SET EXERCISE:
Select each line where the word "with" appears.

DATA:
========================================

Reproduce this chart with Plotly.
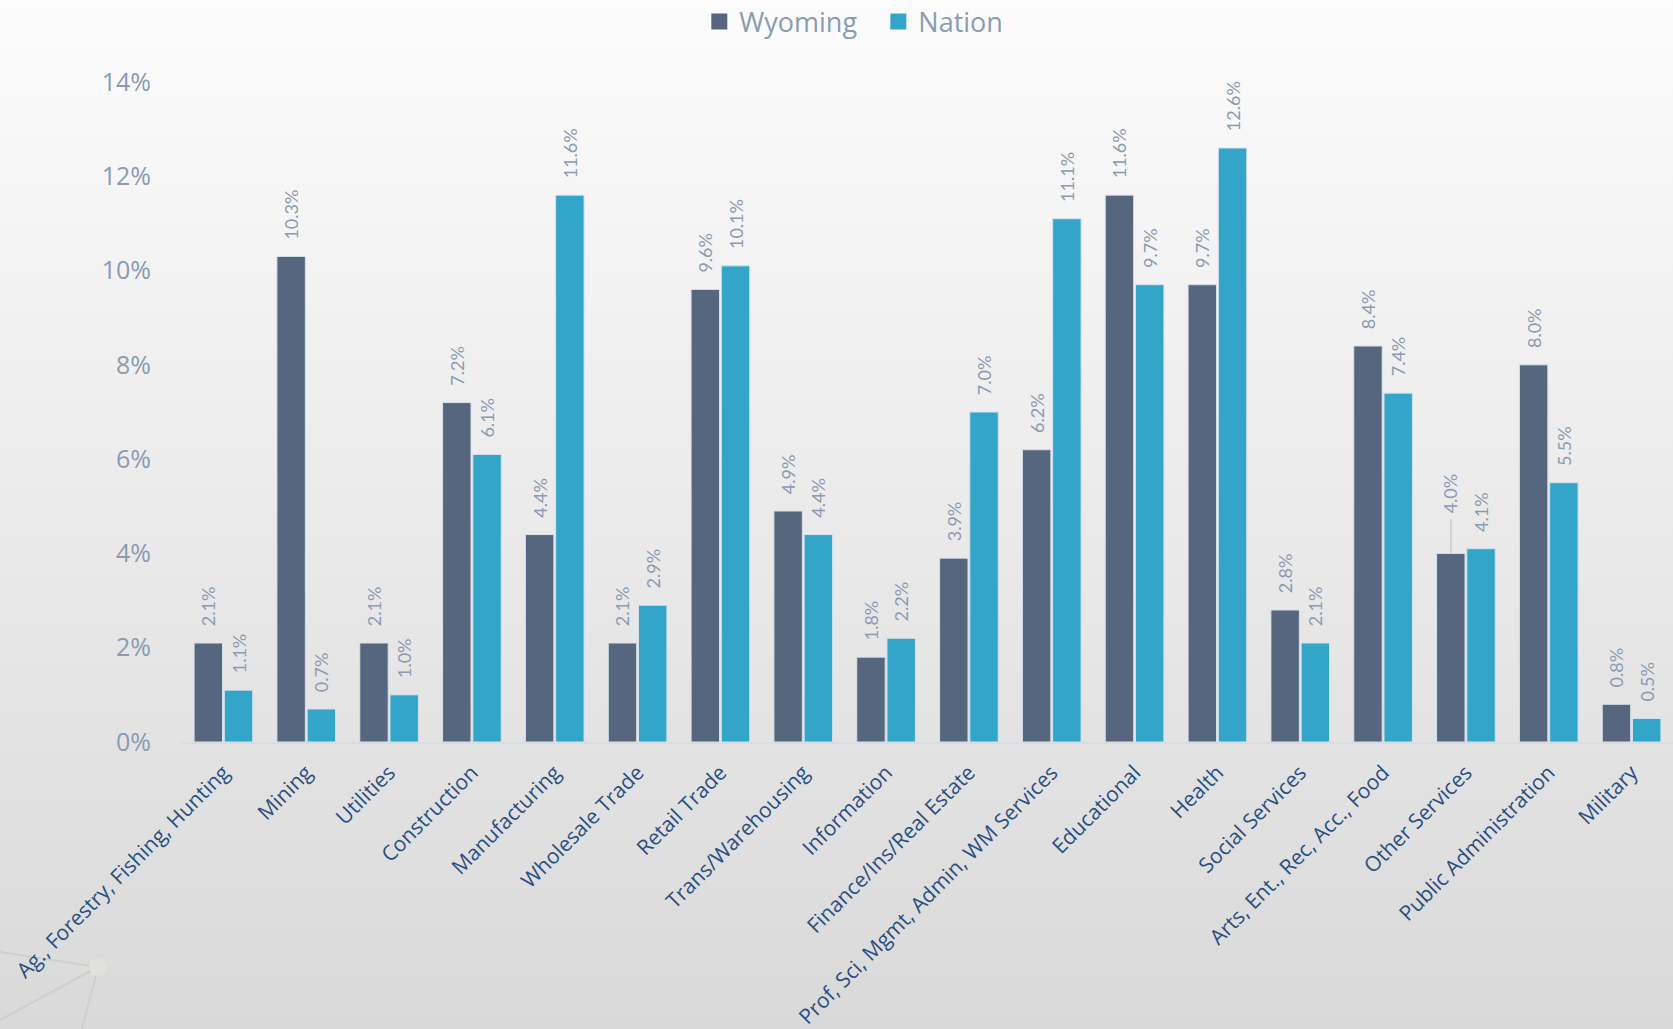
import base64
import plotly.graph_objects as go

# Industry shares, Wyoming vs Nation (percent of employment)
categories = ["Ag., Forestry, Fishing, Hunting", "Mining", "Utilities", "Construction",
              "Manufacturing", "Wholesale Trade", "Retail Trade", "Trans/Warehousing",
              "Information", "Finance/Ins/Real Estate", "Prof, Sci, Mgmt, Admin, WM Services",
              "Educational", "Health", "Social Services", "Arts, Ent., Rec, Acc., Food",
              "Other Services", "Public Administration", "Military"]
wyoming = [2.1, 10.3, 2.1, 7.2, 4.4, 2.1, 9.6, 4.9, 1.8, 3.9, 6.2, 11.6, 9.7, 2.8, 8.4, 4.0, 8.0, 0.8]
nation = [1.1, 0.7, 1.0, 6.1, 11.6, 2.9, 10.1, 4.4, 2.2, 7.0, 11.1, 9.7, 12.6, 2.1, 7.4, 4.1, 5.5, 0.5]
y_ticks = [0, 2, 4, 6, 8, 10, 12, 14]
moved_label = "Other Services"  # Wyoming label that was dragged up in the original

W, H = 1673, 1029
L, R, T, B = 182, 0, 82, 287
pw, ph = W - L - R, H - T - B

WY_COLOR = "#56667e"
NA_COLOR = "#33a5c8"
LABEL_GREY = "#8a9bb2"

# soft grey gradient background, like the original slide
svg = ('<svg xmlns="http://www.w3.org/2000/svg" width="100" height="100" preserveAspectRatio="none">'
       '<defs><linearGradient id="g" x1="0" y1="0" x2="0" y2="1">'
       '<stop offset="0" stop-color="#fcfcfc"/><stop offset="1" stop-color="#d9d9d9"/>'
       '</linearGradient></defs><rect width="100" height="100" fill="url(#g)"/></svg>')
bg_src = "data:image/svg+xml;base64," + base64.b64encode(svg.encode()).decode()


def px_to_paper(x, y):
    return (x - L) / pw, (T + ph - y) / ph


pad = "\u00a0\u00a0\u00a0"

fig = go.Figure()
for name, vals, color in [("Wyoming", wyoming, WY_COLOR), ("Nation", nation, NA_COLOR)]:
    texts = [pad + f"{v:.1f}%" for v in vals]
    if name == "Wyoming":
        texts[categories.index(moved_label)] = ""
    fig.add_trace(go.Bar(
        x=categories, y=vals, name=name, showlegend=False,
        marker=dict(color=color, line=dict(color="#d6e0ea", width=1)),
        text=texts, textposition="outside", textangle=-90,
        textfont=dict(family="Lato", size=18, color=LABEL_GREY),
        constraintext="none", cliponaxis=False,
    ))
    # legend swatch
    fig.add_trace(go.Scatter(x=[None], y=[None], mode="markers", name=name,
                             marker=dict(symbol="square", size=18, color=color)))

# dragged label with its leader line
i = categories.index(moved_label)
fig.add_annotation(x=moved_label, y=wyoming[i], xshift=-15, text=f"{wyoming[i]:.1f}%",
                   textangle=-90, showarrow=True, arrowhead=0, arrowwidth=1.5,
                   arrowcolor="#c3ccd8", ax=0, ay=-60, borderpad=5,
                   font=dict(family="Lato", size=18, color=LABEL_GREY))

fig.add_layout_image(dict(
    source=bg_src, xref="paper", yref="paper",
    x=-L / pw, y=1 + T / ph, sizex=W / pw, sizey=H / ph,
    xanchor="left", yanchor="top", sizing="stretch", layer="below",
))

# faint network decoration in the bottom-left corner
node = px_to_paper(98, 967)
for end in [(0, 952), (0, 1020), (82, 1029)]:
    e = px_to_paper(*end)
    fig.add_shape(type="line", xref="paper", yref="paper", layer="below",
                  x0=node[0], y0=node[1], x1=e[0], y1=e[1],
                  line=dict(color="#d1cfc9", width=2))
c0, c1 = px_to_paper(89, 958), px_to_paper(107, 976)
fig.add_shape(type="circle", xref="paper", yref="paper", layer="below",
              x0=c0[0], y0=c0[1], x1=c1[0], y1=c1[1],
              fillcolor="#e2e0dc", line=dict(width=0))

fig.update_layout(
    width=W, height=H,
    margin=dict(l=L, r=R, t=T, b=B, autoexpand=False),
    paper_bgcolor="#e6e6e6", plot_bgcolor="rgba(0,0,0,0)",
    barmode="group", bargap=0.27, bargroupgap=0.06,
    legend=dict(orientation="h", xref="container", yref="container",
                xanchor="center", x=0.525, yanchor="middle", y=1 - 22 / H,
                bgcolor="rgba(0,0,0,0)", itemwidth=30, entrywidth=134,
                font=dict(family="Open Sans", size=27, color="#8a9bb2")),
    xaxis=dict(tickangle=-45, tickfont=dict(family="Open Sans", size=21, color="#2a4f82"),
               showline=True, linecolor="#d8dde4", linewidth=2, showgrid=False,
               ticklabelstandoff=8),
    yaxis=dict(range=[0, 14], tickvals=y_ticks, ticktext=[f"{v}%" for v in y_ticks],
               tickfont=dict(family="Open Sans", size=25, color=LABEL_GREY),
               showgrid=False, zeroline=False, ticklabelstandoff=30),
)

fig.write_html("out.html", config={"displayModeBar": False},
               post_script="document.body.style.margin='0';")
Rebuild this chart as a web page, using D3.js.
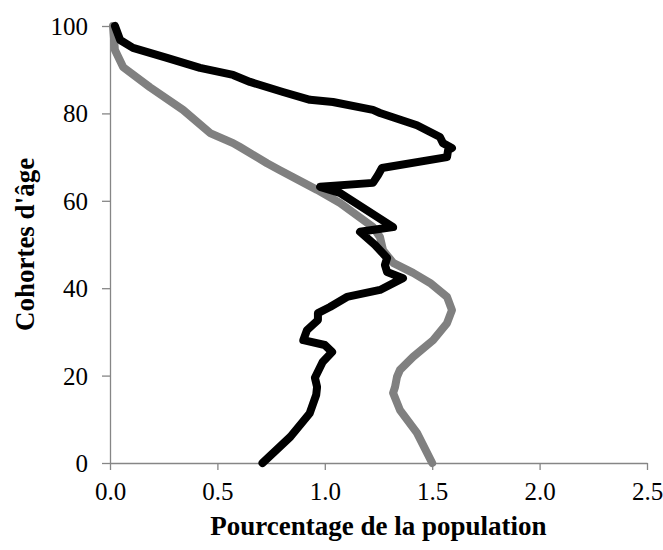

========================================

FULL RESPONSE:
Reproduce this chart with Plotly.
# dragged label with its leader line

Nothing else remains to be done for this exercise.